** Start MATERIAL PROVIDED **

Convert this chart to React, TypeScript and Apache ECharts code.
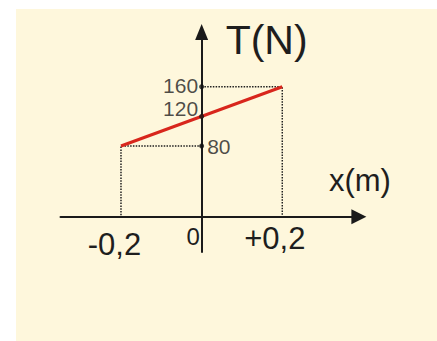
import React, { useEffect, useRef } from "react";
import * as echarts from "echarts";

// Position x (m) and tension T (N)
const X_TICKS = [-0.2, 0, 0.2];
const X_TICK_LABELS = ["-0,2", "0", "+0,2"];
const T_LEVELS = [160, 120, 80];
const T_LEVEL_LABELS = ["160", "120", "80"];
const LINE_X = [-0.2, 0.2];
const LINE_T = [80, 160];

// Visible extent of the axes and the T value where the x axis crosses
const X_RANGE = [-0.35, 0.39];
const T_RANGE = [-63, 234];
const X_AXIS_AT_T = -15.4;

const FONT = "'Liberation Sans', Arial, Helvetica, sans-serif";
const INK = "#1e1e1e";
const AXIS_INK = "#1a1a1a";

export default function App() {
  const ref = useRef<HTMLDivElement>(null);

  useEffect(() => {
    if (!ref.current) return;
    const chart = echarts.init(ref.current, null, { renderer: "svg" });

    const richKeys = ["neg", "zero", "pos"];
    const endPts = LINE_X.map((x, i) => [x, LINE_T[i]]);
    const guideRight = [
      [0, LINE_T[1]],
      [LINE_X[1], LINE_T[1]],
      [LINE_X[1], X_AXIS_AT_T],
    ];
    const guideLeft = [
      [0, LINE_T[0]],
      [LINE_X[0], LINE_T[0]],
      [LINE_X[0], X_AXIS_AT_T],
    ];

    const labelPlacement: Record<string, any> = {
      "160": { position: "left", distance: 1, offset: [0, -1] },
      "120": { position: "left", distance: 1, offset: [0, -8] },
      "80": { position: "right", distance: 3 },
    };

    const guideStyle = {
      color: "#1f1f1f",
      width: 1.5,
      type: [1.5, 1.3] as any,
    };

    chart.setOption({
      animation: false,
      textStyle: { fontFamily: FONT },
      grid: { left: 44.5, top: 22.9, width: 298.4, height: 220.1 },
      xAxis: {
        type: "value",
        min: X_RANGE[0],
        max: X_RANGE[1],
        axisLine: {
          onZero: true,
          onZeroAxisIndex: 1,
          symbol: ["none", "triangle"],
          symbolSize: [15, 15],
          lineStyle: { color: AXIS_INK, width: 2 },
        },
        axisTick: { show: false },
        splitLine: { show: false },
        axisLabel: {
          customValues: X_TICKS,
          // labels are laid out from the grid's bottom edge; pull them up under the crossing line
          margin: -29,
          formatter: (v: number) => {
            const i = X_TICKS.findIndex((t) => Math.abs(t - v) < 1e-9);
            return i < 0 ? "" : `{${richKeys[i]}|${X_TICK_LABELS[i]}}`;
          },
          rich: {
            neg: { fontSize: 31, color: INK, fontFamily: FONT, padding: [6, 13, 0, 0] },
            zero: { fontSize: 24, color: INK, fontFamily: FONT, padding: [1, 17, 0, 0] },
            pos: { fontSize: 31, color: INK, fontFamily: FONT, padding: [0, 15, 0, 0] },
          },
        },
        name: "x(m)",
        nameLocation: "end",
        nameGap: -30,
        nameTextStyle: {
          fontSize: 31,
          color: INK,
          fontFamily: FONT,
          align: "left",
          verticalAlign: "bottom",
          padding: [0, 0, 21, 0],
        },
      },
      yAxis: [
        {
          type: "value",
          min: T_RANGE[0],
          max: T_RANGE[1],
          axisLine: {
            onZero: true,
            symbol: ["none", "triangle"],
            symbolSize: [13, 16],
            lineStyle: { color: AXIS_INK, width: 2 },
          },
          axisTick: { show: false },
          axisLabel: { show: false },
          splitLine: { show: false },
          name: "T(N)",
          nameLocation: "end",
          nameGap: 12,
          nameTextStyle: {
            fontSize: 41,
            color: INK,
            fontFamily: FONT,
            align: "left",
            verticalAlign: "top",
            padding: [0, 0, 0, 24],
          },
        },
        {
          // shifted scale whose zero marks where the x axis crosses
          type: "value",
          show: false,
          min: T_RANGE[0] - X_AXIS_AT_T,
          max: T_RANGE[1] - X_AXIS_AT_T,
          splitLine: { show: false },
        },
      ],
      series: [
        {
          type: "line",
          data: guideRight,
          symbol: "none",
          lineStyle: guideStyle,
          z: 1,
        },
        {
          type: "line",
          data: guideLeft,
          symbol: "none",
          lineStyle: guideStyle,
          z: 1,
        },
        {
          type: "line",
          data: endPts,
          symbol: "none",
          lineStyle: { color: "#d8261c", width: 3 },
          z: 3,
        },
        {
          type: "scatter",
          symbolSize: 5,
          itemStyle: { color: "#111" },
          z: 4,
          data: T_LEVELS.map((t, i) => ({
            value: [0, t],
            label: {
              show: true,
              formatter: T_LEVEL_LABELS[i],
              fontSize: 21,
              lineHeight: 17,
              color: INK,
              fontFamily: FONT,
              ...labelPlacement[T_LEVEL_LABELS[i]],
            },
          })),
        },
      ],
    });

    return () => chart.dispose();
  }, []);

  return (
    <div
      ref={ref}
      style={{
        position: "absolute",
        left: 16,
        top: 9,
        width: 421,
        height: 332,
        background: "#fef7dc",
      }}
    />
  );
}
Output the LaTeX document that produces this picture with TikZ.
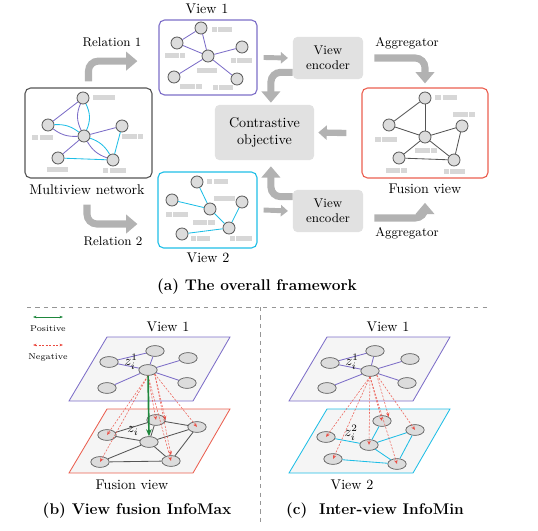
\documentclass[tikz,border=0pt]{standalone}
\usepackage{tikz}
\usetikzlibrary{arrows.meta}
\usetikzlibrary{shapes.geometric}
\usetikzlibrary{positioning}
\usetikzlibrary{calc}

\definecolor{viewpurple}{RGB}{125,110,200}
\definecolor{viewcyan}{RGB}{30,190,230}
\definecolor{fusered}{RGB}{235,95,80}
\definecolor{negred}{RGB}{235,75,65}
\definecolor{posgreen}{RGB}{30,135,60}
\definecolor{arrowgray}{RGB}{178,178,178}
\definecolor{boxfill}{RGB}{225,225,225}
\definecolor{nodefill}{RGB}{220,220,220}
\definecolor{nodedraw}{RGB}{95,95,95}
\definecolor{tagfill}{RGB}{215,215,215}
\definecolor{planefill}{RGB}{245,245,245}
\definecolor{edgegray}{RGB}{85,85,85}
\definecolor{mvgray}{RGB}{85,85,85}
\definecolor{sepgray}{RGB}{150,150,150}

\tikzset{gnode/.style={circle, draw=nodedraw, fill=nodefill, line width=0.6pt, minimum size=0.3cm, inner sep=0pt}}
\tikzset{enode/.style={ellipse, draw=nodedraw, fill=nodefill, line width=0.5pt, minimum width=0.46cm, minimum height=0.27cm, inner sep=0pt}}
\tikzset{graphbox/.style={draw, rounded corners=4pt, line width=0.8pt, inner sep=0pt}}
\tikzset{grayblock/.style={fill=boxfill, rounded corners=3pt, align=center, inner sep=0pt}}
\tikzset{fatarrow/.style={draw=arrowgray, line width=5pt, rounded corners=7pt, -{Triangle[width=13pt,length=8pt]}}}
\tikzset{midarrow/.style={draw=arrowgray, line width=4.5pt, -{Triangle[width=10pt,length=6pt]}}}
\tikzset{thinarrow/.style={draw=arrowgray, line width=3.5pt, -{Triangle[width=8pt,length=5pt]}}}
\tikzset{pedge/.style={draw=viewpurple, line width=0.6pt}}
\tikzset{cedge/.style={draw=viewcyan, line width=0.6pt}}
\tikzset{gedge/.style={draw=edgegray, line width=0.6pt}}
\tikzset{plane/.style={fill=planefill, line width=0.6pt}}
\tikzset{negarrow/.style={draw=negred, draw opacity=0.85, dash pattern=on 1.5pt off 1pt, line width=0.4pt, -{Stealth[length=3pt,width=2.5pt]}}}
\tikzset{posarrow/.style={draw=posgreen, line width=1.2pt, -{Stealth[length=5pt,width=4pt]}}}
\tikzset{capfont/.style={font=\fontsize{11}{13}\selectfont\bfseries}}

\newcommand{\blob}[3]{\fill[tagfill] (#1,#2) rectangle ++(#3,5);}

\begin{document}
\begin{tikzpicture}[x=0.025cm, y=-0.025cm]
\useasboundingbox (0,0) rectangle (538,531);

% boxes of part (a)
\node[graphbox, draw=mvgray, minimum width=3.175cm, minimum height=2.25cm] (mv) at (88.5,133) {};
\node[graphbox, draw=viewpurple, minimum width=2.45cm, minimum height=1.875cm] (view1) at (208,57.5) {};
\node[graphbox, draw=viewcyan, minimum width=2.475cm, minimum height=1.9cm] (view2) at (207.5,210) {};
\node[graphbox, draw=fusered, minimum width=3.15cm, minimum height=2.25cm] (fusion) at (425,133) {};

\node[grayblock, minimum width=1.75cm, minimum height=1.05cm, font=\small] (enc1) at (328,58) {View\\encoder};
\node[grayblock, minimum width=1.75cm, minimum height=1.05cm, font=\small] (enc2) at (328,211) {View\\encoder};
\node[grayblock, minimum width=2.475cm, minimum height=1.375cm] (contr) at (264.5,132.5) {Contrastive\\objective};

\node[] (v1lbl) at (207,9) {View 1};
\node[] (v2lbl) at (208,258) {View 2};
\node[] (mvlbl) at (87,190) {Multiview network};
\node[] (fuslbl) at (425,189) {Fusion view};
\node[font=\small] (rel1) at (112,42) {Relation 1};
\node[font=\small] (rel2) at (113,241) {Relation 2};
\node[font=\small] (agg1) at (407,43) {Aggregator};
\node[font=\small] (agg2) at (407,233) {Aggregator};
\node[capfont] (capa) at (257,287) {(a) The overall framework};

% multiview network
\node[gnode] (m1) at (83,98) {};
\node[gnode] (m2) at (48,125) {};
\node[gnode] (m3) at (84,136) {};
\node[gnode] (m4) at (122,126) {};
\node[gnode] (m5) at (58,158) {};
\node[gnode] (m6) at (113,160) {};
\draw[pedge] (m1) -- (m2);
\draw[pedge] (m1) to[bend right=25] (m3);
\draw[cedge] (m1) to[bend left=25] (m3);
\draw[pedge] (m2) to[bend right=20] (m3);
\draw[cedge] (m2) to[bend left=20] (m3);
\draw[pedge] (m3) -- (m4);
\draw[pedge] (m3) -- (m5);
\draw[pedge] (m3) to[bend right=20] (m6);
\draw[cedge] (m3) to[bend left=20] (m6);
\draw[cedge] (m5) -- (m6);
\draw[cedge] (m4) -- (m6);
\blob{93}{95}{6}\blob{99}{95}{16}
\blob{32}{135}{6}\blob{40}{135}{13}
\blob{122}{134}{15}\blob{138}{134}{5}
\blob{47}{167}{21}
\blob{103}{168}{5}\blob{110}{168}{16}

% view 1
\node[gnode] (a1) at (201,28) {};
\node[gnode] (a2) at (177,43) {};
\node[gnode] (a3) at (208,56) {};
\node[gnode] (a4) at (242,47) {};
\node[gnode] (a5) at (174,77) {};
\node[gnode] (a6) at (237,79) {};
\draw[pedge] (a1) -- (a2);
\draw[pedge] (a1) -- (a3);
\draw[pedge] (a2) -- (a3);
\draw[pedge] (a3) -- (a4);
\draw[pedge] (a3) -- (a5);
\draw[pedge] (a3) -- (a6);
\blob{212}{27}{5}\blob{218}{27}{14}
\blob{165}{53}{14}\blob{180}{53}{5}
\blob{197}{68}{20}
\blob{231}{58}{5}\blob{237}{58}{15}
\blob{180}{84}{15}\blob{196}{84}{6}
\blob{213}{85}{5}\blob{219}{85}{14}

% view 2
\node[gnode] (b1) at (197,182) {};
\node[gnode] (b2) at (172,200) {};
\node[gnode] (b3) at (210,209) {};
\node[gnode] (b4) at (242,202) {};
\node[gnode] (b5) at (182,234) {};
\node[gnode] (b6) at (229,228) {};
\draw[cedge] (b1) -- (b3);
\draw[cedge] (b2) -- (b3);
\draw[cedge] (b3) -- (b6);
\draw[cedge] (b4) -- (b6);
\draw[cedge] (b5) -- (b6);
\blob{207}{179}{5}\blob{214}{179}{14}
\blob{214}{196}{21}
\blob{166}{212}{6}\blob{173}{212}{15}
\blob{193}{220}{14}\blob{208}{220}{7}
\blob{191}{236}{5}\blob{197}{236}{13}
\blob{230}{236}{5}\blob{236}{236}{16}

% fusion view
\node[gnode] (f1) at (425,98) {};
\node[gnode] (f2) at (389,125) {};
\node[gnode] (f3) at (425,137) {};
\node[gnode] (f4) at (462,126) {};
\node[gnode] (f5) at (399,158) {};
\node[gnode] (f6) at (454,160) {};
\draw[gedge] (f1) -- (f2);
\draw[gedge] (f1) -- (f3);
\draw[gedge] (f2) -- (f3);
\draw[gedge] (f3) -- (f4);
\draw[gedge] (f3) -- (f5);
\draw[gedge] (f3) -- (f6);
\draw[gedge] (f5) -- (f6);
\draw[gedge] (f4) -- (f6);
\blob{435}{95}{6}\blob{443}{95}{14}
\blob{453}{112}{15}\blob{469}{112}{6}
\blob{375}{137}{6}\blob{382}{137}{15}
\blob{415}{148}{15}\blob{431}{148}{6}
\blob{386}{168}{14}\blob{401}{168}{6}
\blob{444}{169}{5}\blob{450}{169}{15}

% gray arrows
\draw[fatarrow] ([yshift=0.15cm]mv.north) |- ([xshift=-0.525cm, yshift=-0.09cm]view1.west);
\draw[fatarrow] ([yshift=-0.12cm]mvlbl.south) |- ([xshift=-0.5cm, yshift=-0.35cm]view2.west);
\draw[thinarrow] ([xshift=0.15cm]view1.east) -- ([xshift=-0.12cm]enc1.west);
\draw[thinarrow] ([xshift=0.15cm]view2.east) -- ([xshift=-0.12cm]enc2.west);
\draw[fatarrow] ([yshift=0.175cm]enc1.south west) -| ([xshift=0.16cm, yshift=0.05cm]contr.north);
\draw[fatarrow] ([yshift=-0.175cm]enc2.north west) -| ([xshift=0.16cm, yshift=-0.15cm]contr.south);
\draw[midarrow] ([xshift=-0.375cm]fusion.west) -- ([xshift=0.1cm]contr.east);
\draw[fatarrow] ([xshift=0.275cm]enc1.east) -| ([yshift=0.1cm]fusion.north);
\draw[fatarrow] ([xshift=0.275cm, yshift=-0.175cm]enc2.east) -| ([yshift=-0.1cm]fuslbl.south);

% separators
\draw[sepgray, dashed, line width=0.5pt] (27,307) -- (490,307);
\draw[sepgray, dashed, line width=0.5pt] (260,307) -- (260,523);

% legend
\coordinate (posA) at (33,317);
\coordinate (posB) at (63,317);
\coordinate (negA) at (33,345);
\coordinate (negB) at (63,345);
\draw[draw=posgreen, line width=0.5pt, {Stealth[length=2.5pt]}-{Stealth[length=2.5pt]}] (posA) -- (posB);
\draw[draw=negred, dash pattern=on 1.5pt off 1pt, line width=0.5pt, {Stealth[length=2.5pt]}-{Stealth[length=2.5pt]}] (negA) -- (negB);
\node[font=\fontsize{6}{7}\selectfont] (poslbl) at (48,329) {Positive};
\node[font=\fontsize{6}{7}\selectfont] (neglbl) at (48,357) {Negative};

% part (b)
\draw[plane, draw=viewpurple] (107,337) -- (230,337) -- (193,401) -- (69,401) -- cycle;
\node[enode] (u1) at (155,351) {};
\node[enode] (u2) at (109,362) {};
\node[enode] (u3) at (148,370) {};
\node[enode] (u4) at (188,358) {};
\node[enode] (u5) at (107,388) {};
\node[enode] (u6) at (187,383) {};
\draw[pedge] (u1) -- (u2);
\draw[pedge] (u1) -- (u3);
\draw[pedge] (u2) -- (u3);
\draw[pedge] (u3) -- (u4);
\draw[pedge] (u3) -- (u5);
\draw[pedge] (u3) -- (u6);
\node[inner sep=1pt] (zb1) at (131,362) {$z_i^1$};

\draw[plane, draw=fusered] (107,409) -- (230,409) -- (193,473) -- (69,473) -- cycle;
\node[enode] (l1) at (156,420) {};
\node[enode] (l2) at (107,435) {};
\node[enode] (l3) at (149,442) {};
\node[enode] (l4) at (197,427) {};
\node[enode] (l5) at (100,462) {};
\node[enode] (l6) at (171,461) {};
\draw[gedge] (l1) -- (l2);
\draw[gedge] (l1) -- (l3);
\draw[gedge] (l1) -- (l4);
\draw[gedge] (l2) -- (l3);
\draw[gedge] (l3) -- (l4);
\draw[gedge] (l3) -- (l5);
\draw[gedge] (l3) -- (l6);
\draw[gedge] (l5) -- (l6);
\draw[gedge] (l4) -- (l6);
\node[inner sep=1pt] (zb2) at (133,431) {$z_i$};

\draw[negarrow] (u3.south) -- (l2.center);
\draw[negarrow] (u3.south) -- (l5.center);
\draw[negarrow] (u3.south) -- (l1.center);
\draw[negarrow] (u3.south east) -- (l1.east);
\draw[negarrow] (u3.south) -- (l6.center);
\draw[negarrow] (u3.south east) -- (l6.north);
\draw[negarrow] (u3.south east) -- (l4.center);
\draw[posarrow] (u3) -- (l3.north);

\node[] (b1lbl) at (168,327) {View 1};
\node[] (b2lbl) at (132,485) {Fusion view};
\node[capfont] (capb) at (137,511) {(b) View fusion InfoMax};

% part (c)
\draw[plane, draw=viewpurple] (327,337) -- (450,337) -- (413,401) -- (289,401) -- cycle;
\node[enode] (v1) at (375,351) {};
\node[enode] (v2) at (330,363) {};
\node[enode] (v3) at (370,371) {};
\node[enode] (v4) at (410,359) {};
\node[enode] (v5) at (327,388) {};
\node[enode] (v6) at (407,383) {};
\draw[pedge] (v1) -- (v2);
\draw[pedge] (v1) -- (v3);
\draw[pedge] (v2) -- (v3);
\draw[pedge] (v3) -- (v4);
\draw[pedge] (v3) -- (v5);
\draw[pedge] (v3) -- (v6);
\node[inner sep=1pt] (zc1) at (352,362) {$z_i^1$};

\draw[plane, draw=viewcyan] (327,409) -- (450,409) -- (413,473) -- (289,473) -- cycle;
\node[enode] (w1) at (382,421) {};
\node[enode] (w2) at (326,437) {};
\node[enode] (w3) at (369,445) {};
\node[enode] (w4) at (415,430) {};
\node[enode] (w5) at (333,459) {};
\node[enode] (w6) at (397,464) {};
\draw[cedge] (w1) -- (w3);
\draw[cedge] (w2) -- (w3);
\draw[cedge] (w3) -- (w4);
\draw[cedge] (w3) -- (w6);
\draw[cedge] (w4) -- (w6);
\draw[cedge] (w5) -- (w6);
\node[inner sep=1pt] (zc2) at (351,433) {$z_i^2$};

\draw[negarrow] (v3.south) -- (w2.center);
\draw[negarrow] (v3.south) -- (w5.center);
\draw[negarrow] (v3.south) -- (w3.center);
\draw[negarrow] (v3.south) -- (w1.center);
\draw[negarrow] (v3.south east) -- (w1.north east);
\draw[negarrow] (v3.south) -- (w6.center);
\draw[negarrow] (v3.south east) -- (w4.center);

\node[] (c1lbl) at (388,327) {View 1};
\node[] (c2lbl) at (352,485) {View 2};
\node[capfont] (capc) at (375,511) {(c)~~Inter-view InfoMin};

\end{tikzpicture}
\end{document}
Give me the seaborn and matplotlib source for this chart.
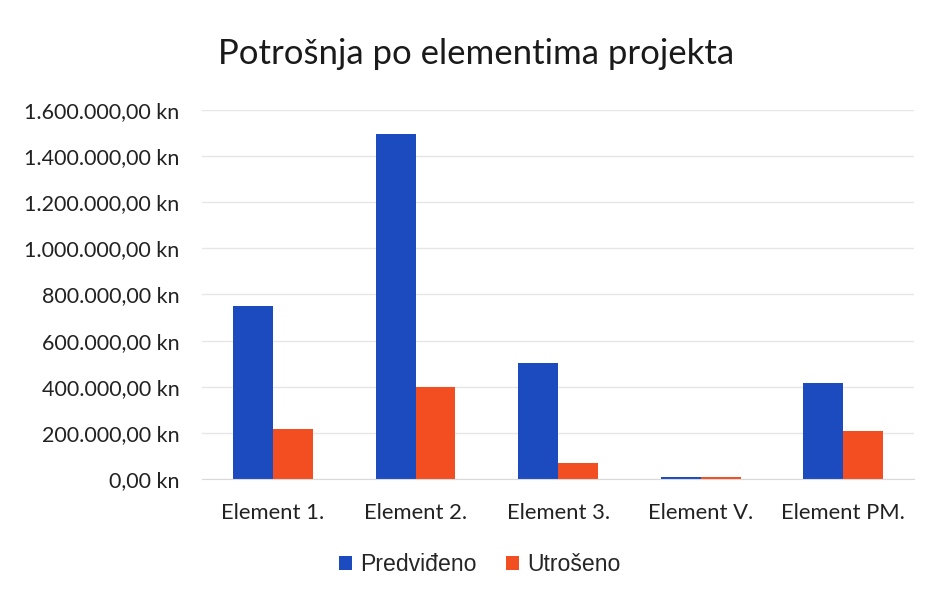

** End MATERIAL PROVIDED **

◆ WORK TO BE COMPLETED:
Only the lines from the start of the records to the one containing "const LINE_T = [80, 160];" should be repeated, exactly and with both ends kept; drop any pictures.

◆ EXERCISE OUTPUT:
Convert this chart to React, TypeScript and Apache ECharts code.
import React, { useEffect, useRef } from "react";
import * as echarts from "echarts";

// Position x (m) and tension T (N)
const X_TICKS = [-0.2, 0, 0.2];
const X_TICK_LABELS = ["-0,2", "0", "+0,2"];
const T_LEVELS = [160, 120, 80];
const T_LEVEL_LABELS = ["160", "120", "80"];
const LINE_X = [-0.2, 0.2];
const LINE_T = [80, 160];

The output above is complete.